We introduce a novel computational method for design and fabrication with auxetic materials. The term auxetic refers to solid materials with negative Poisson ratio — when the material is stretched in one direction, it also expands in all other directions. In particular, we study 2D auxetic materials in the form of a triangular linkage which exhibits auxetic behavior at the macro scale. This stretching, in turn, allows the flat material to approximate doubly- curved surfaces, making it attractive for fabrication. We physically realize auxetic materials by introducing a specific pattern of cuts into approximately inextensible material such as sheet metal, plastic, or leather. On a larger scale, we use individual rigid triangular elements and connect them with joints.
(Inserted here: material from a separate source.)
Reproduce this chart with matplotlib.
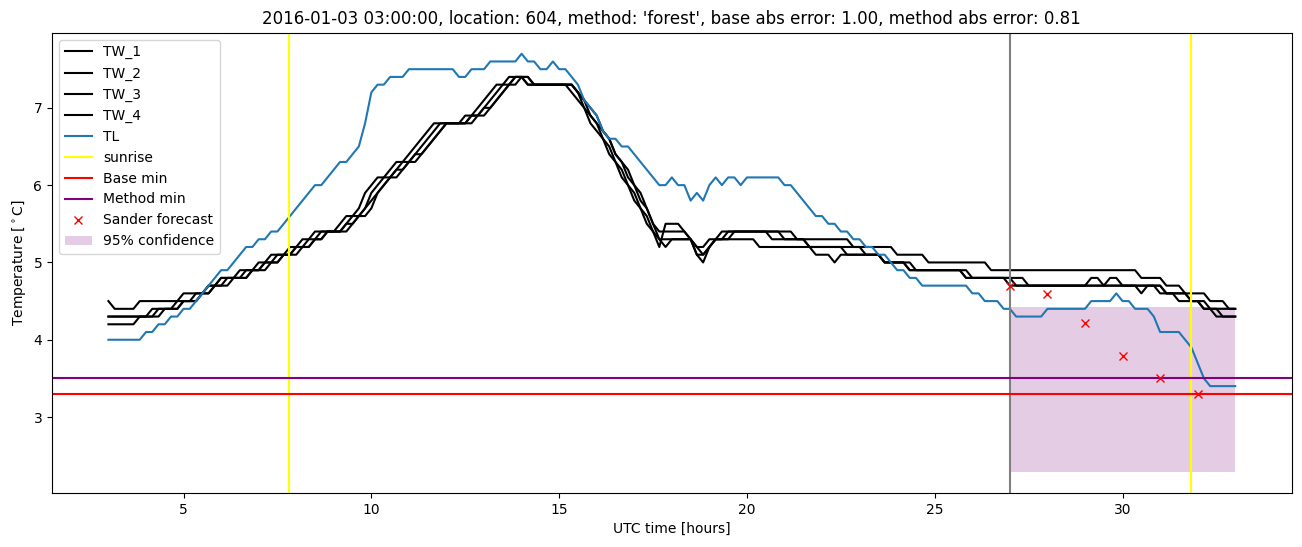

We study uniform auxetic materials in the form of a flat kinematic linkage, composed of identical equilateral triangles. When deformed into a curved shape, the linkage yields spatially-varying hexagonal openings. Using insights from conformal geometry, we develop a constraint-based optimization system to closely approximates a complex target 3D surface.
We are developing a computational method for design of novel deployable structures via programmable auxetics, i.e., spatially varying triangular linkage optimized to directly and uniquely encode the target 3D surface in the 2D pattern. The target surface is rapidly deployed from a flat initial state via inflation or gravitational loading.
We aim to provide a solution to the problem that auxetic deployables need external actuation to stay in the desired shape. Here, we combine the mechanics of planar bistable kirigami with the inverse design pipeline of the programmable auxetics.